To examine hostility to black women within the National Woman's Party and to consider the strategies that challenged that hostility.

Lesson Ideas

Ask students to read the letter from Walter White to Mary Church Terrell, 14 March 1919. How did White describe his interactions with Southern whites? What was his reaction to the report that Alice Paul had said, "all this talk of Negro women voting in South Carolina was nonsense?" What did White believe was Paul's motivation for making this statement?

Next have students read the letter from Florence Kelly to Mary White Ovington, 22 December 1920; and Letters from Emma Wold, December and January 1921. Why was Florence Kelly urging Alice Paul to invite Mary Talbert to speak at the National Woman's Party Convention? What was Emma Wold's official response to this request? What do you think about Wold's assertion that anti-lynching was a "racial" cause, not a "feminist" one? Florence Kelley felt another reason lay behind the National Woman's Party refusal. What was that? How do you feel about Paul's strategy? Do you see any connections between what White experienced in the South and the debate within the National Woman's Party concerning whether to invite Talbert to speak?

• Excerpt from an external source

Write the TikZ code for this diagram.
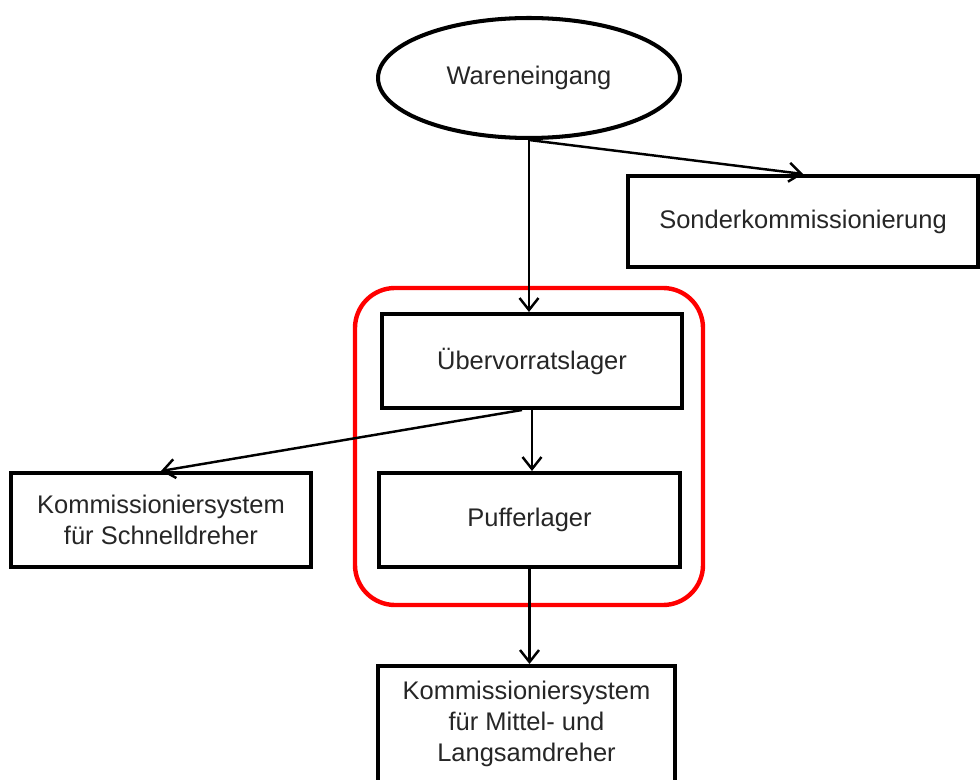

Writing assignment: Ask students to examine another moment in National Woman's Party history when the organization came under attack for racism in a 3-5 page paper. Have them base their analysis on three documents which address the exclusion of African Americans from a ceremony at the grave of Inez Milholland, a white woman who had led a suffrage parade in 1913: "Race Issue Hits Feminist Party," 17-18 August 1924; Walter White Telegram, 18 August 1924; Letter from Alice Paul to Heywood Broun, 26 August 1924. Ask students to consider the following questions: Why were African-American leaders upset by the ceremony at Milholland's grave? How did Paul defend the actions of National Woman's Party members? What continuities or differences were there between this incident and the earlier exclusion of African-American speakers from the National Woman's Party convention in 1921?

For Further Exploration :

Ask students to examine the earlier close connections between anti-slavery and women's rights activism and the seeds of the split between some segments of the woman's rights movement and the anti-slavery movement by reading three letters from women's rights leaders just prior to and just after the Civil War: letter from Elizabeth Cady Stanton to the editor of the National Anti-Slavery Standard, 26 December 1865; letter from Lucretia Mott to Elizabeth Neal Gay, 7 May 1858; letter from Lucretia Mott to Martha Coffin Wright, 17 April 1865. Ask them to evaluate how Lucretia Mott and Elizabeth Cady Stanton differed in their responses to the enfranchisement of black men. Do you find that Mott and Stanton offered different perspectives on African Americans? Do you see similarities between the debate over African-American male suffrage in the 1860s and the controversies in the National Woman's Party over African-American women's formal participation?